Traditional lab and animal studies cannot reflect scleroderma’s complexity. But now researchers from Tufts University and Geisel School of Medicine at Dartmouth have developed a new 3D tissue model, which gives researchers a better tool to understand what drives tissue cells to go haywire in the scarring process, which is called fibrosis. The new model might also lead to better predictions for which treatments could help patients.
Using skin and blood samples from scleroderma patients, the team grew lab-based skin: pinkish, pancake-like, little disks of tissue that more fully replicate how the disease develops in the body. “Under the microscope, you can’t tell the key features in our lab-grown skin apart from actual skin,” says Jonathan Garlick, a professor of basic and clinical translational sciences at Tufts University School of Dental Medicine and the study’s senior author.
“By mimicking real tissue and how scleroderma progresses differently in different people, the 3D tissue model can help scientists develop better, more personalized treatments. We also believe it can be adapted for research into all diseases that cause fibrosis,” such as myocardial fibrosis and pulmonary fibrosis, he says.
Published recently in Tissue Engineering: Part C: Methods, the model is the first to include two key immune cells—T cells and macrophages—alongside patient-derived skin and connective tissue cells. “That makes this model especially powerful, as these immune cells are what drive the body to produce excessive amounts of collagen that cause tissue to lose the ability to function normally,” says Garlick.
The 3D tissue model also preserves the natural diversity of cells that shapes disease but often is not captured in traditional lab models.
“When we take cells from a patient and put them onto a two-dimensional plastic dish to study a disease, that almost immediately biases those cells to start growing in a very homogenous way,” says Garlick. “But in the body, cells grow within complex tissues, where diverse cell types and the tissue environment shape how they behave.”
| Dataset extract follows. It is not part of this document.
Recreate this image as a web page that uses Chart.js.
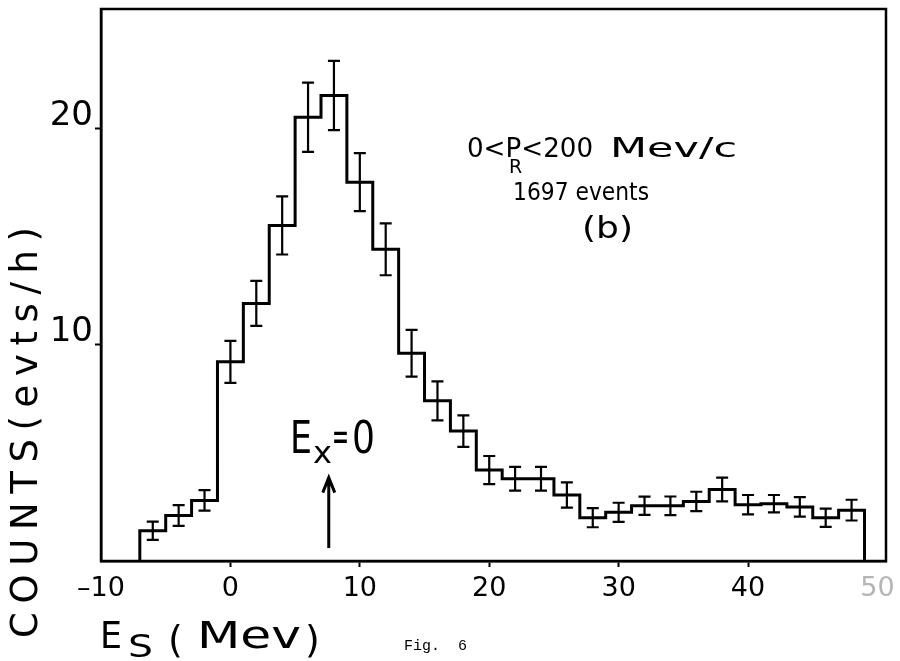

The 3D model looks and functions like actual tissue, he says. “And when we look at the whole population of cells in a true tissue context, we preserve more complex cell types in ways that are very different from cells growing flat on plastic.”
The new model allows scientists to isolate individual single cells from the tissue and look at which genes are turned on or off. “By pinpointing which genes are active in each individual cell, we can better understand what drives disease and help determine more quickly which patients may benefit from which therapies, whether that’s someone whose fibrosis is causing scarring in multiple organs or a person with just a localized patch of thicker skin,” says Garlick.
Garlick and his co-investigators know too well that there is no time to lose. They work closely with individuals with scleroderma through their patient support groups to ensure that their bench research reflects the experiences and priorities of those living with the disease.
Ultimately, the research team hopes the 3D tissues will provide a far more predictive way to test the safety and efficacy of high-potential new drugs, filling a critical research gap in speeding therapies from bench to bedside.
“Some scleroderma patients we have strong connections with end up getting stem cell transplants. Some get lung transplants,” Garlick says. “And every year when we attend Scleroderma Foundation fundraising walks, we see pictures and memorials for people we’ve known in the community who lost their lives too soon to this terrible disease.”
Isha Singh from Tufts University School of Dental Medicine is the first author. Research reported in this article was supported by the National Institutes of Health’s National Center for Advancing Translational Sciences under award number UM1TR004398, as well as a grant from the National Scleroderma Foundation. Complete information on authors, funders, methodology, limitations, and conflicts of interest is available in the published paper. The content is solely the responsibility of the authors and does not necessarily represent the official views of the funders.